I gather in residential assemblies, it would be less time consuming to include 15-20 ft of 14/2 or 12/2 for each device (or 14/3 and 12/3). I did look at the residential portion of EBM. It appears that creating residential assemblies is just as easy as tweaking commercial/institutional assemblies.
I just can't but believe the residential market is a very tight market and the competition is fierce. It is my opinion that only residential contractors whose primary market is residential can be profitable enough to maintain it's solidarity year after year.
Perhaps it may be best to stay away from this market and let the residential EC's have it out.
:happysad:
 
I gather in residential assemblies, it would be less time consuming to include 15-20 ft of 14/2 or 12/2 for each device (or 14/3 and 12/3). I did look at the residential portion of EBM. It appears that creating residential assemblies is just as easy as tweaking commercial/institutional assemblies.
I just can't but believe the residential market is a very tight market and the competition is fierce. It is my opinion that only residential contractors whose primary market is residential can be profitable enough to maintain it's solidarity year after year.

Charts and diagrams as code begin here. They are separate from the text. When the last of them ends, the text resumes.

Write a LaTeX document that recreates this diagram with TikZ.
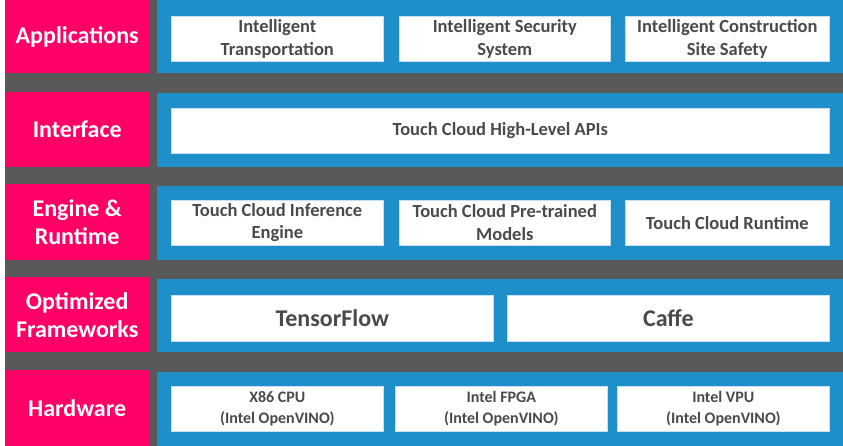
\documentclass[tikz,border=0pt]{standalone}
\usepackage{fontspec}
\setmainfont{Carlito}
\definecolor{layerpink}{HTML}{FF0066}
\definecolor{bandblue}{HTML}{1F8FC9}
\definecolor{gapgray}{HTML}{595959}
\definecolor{itemtext}{HTML}{4A4A4A}
\definecolor{itemline}{HTML}{C5E0F2}

\begin{document}
\begin{tikzpicture}[x=1pt,y=-1pt,
    layer/.style={fill=layerpink,text=white,anchor=north west,inner sep=0pt,minimum width=144pt,align=center,font=\bfseries\fontsize{24}{28}\selectfont},
    band/.style={fill=bandblue,anchor=north west,inner sep=0pt,minimum width=686pt},
    item/.style={fill=white,draw=itemline,line width=0.6pt,anchor=north west,inner sep=0pt,minimum height=45pt,text=itemtext,align=center,font=\bfseries\fontsize{18.5}{22.5}\selectfont},
    bigitem/.style={item,minimum height=46pt,font=\bfseries\fontsize{24}{28}\selectfont},
    hwitem/.style={item,font=\bfseries\fontsize{16}{21}\selectfont}]
                \useasboundingbox (0,0) rectangle (843,446);
                \fill[gapgray] (4.5,0) rectangle (843,446);
                \node[layer,minimum height=73pt] (apps) at (5,0) {Applications};
                \node[layer,minimum height=75pt] (iface) at (5,92) {Interface};
                \node[layer,minimum height=76pt] (engine) at (5,184) {Engine \&\\Runtime};
                \node[layer,minimum height=75pt] (frame) at (5,277) {Optimized\\Frameworks};
                \node[layer,minimum height=76pt] (hw) at (5,370) {Hardware};
                \node[band,minimum height=73pt] (appsband) at (157,0) {};
                \node[band,minimum height=74pt] (ifaceband) at (157,93) {};
                \node[band,minimum height=74pt] (engineband) at (157,186) {};
                \node[band,minimum height=73pt] (frameband) at (157,279) {};
                \node[band,minimum height=74pt] (hwband) at (157,372) {};
                \node[item,minimum width=212pt] (transport) at (171,16) {Intelligent\\Transportation};
                \node[item,minimum width=211pt] (security) at (399,16) {Intelligent Security\\System};
                \node[item,minimum width=204pt] (site) at (625,16) {Intelligent Construction\\Site Safety};
                \node[item,minimum width=658pt] (apis) at (171,108) {Touch Cloud High-Level APIs};
                \node[item,minimum width=212pt] (inference) at (171,200) {Touch Cloud Inference\\Engine};
                \node[item,minimum width=211pt] (pretrained) at (399,200) {Touch Cloud Pre-trained\\Models};
                \node[item,minimum width=204pt] (runtime) at (625,200) {Touch Cloud Runtime};
                \node[bigitem,minimum width=322pt] (tf) at (171,295) {TensorFlow};
                \node[bigitem,minimum width=322pt] (caffe) at (507,295) {Caffe};
                \node[hwitem,minimum width=212pt] (cpu) at (171,386) {X86 CPU\\(Intel OpenVINO)};
                \node[hwitem,minimum width=212pt] (fpga) at (395,386) {Intel FPGA\\(Intel OpenVINO)};
                \node[hwitem,minimum width=212pt] (vpu) at (617,386) {Intel VPU\\(Intel OpenVINO)};
            \end{tikzpicture}
\end{document}
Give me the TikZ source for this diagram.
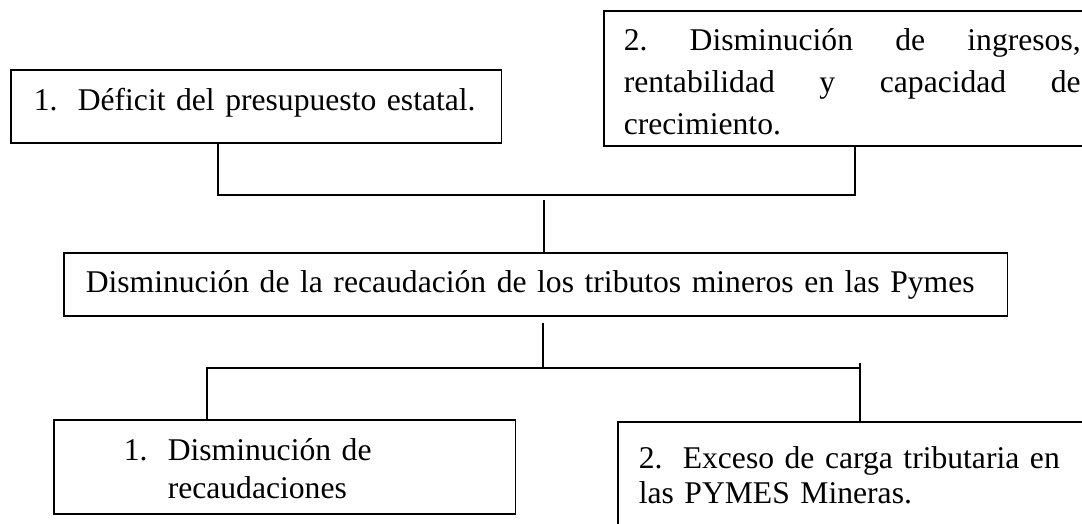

Perhaps it may be best to stay away from this market and let the residential EC's have it out.
:happysad:

There is a market and a provider for everything. The HUGE advantage to residential is rough in for 3 days, get paid in two more. trim out in 2 days, get paid it two more. You aren't floating money, 60,90 or more days out, sometimes hundreds of thousands of dollars. Once you get the pricing down, there are only so many variations, so less profit less risk.
 
There is a market and a provider for everything. The HUGE advantage to residential is rough in for 3 days, get paid in two more. trim out in 2 days, get paid it two more. You aren't floating money, 60,90 or more days out, sometimes hundreds of thousands of dollars. Once you get the pricing down, there are only so many variations, so less profit less risk.
Thanx Strathead,
Enough can not be said about the significance of cash flow management if you want to be in this business for any length of time.
I certainly concur with turning your money around in a week rather than 30/60/90 days. Ive seen many EC's go down because they did not know how to manage cash flow.
In any regards, thank you for your response.
 
Cash flow doesn't matter if more goes out than comes in (from the jobs, in other words, you lose money).

I've seen guys go under because they took the deposit from the next job to finish the current job.